MATERIAL SHOWN:

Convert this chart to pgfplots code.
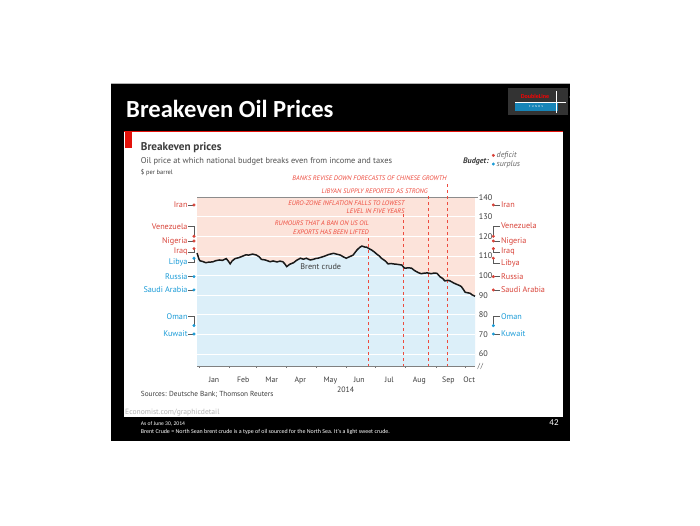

* * *

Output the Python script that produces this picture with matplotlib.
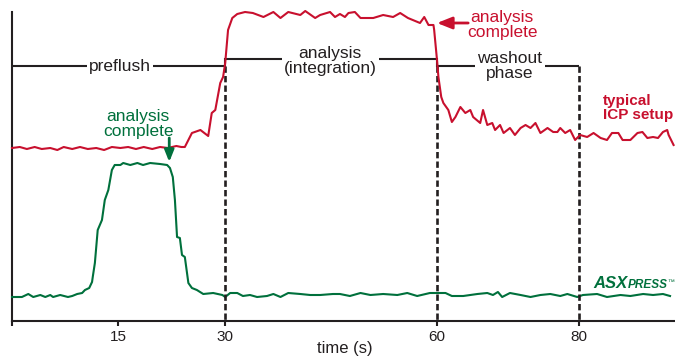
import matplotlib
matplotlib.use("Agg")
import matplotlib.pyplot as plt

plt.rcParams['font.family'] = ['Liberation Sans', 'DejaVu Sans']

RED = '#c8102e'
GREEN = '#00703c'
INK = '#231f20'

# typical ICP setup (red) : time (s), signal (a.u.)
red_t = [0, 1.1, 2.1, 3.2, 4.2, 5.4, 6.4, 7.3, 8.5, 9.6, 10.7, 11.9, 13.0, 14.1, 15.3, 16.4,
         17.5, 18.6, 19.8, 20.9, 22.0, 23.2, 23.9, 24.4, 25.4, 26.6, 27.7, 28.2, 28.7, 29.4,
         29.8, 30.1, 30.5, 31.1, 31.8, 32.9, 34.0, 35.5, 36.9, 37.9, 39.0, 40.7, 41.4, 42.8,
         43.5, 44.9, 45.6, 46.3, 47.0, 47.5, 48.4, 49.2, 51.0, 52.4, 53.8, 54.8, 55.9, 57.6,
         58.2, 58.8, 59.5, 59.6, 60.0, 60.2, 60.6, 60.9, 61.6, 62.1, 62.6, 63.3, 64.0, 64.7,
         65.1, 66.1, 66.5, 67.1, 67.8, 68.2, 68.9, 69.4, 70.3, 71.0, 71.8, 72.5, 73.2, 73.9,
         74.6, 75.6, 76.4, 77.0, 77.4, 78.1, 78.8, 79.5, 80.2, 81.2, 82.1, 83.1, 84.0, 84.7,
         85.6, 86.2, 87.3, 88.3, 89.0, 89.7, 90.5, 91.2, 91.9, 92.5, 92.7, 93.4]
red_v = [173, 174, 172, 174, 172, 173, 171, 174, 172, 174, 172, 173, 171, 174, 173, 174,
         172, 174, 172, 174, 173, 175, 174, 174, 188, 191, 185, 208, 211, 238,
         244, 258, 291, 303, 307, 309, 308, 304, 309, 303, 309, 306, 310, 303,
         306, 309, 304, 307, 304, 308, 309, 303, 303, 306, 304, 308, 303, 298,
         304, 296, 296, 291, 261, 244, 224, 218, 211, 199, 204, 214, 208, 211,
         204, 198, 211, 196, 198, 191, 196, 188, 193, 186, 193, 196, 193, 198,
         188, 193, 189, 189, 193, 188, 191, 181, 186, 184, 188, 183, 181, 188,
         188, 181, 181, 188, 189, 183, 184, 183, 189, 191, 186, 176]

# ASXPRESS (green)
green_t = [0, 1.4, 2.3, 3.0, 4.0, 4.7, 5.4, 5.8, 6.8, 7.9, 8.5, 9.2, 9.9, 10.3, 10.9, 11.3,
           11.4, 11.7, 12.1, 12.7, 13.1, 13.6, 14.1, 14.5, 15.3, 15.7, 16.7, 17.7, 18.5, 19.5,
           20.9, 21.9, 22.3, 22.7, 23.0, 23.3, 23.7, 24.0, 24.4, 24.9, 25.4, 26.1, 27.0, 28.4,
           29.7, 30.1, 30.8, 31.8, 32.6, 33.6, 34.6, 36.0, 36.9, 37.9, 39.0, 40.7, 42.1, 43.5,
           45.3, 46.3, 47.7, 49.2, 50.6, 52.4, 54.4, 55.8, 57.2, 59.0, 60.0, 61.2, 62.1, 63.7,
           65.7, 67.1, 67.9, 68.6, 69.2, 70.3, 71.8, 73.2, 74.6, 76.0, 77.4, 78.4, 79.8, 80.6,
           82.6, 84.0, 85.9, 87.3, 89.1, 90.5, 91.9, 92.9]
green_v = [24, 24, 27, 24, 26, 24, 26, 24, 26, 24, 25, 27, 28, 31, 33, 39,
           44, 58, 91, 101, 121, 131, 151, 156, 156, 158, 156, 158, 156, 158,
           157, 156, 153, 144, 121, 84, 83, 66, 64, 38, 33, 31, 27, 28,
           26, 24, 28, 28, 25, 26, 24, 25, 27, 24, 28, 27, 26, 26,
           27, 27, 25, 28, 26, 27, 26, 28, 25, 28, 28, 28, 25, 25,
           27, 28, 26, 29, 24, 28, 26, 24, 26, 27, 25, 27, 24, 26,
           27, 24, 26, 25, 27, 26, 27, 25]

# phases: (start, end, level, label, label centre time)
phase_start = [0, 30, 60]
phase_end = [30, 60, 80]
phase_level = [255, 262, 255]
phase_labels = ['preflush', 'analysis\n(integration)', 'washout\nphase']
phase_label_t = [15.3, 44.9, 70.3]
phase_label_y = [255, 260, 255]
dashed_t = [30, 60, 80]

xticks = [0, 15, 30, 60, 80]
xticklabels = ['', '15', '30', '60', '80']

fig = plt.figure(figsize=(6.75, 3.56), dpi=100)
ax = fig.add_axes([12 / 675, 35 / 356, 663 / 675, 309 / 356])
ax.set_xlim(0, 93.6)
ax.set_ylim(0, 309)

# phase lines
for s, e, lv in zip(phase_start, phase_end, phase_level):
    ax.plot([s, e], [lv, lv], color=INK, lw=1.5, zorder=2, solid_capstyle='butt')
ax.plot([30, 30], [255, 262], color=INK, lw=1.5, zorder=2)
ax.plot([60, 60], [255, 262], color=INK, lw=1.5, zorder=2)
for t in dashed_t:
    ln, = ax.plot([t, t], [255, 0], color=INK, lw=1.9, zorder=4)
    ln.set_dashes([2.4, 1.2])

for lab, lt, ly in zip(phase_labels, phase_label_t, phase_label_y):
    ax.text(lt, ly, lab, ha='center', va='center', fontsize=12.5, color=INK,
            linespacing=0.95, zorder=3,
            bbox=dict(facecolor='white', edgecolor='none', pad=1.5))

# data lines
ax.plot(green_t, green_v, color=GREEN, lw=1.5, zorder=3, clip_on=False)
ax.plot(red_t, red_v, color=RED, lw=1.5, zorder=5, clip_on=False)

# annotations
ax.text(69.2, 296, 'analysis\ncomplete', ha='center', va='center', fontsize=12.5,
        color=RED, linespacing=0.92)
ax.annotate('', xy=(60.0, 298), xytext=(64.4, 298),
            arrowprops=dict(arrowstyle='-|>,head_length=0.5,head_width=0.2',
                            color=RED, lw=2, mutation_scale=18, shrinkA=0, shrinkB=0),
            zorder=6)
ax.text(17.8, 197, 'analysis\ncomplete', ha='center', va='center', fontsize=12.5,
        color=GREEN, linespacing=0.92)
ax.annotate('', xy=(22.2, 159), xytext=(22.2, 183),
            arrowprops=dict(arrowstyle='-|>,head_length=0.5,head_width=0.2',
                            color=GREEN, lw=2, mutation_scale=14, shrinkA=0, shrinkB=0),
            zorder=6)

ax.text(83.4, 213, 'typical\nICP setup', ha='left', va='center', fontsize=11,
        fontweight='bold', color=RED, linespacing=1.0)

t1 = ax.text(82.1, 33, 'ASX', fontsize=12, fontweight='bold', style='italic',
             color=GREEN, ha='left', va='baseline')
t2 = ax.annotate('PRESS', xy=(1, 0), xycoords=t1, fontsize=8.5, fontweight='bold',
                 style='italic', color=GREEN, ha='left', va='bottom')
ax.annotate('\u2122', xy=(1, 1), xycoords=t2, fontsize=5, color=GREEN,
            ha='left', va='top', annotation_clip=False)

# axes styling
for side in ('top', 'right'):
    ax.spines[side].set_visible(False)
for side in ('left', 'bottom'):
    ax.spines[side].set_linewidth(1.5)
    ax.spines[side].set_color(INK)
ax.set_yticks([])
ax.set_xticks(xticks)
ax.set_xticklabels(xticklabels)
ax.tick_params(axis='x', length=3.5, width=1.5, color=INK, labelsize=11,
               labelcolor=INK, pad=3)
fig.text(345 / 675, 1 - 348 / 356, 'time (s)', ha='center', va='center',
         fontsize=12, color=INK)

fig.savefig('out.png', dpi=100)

REQUEST: Repeat exactly, and only, the entries from the line with "Output the Python" through the line with "INK = '#231f20'". Pictures are skipped.

SOLVED PROBLEM:
Output the Python script that produces this picture with matplotlib.
import matplotlib
matplotlib.use("Agg")
import matplotlib.pyplot as plt

plt.rcParams['font.family'] = ['Liberation Sans', 'DejaVu Sans']

RED = '#c8102e'
GREEN = '#00703c'
INK = '#231f20'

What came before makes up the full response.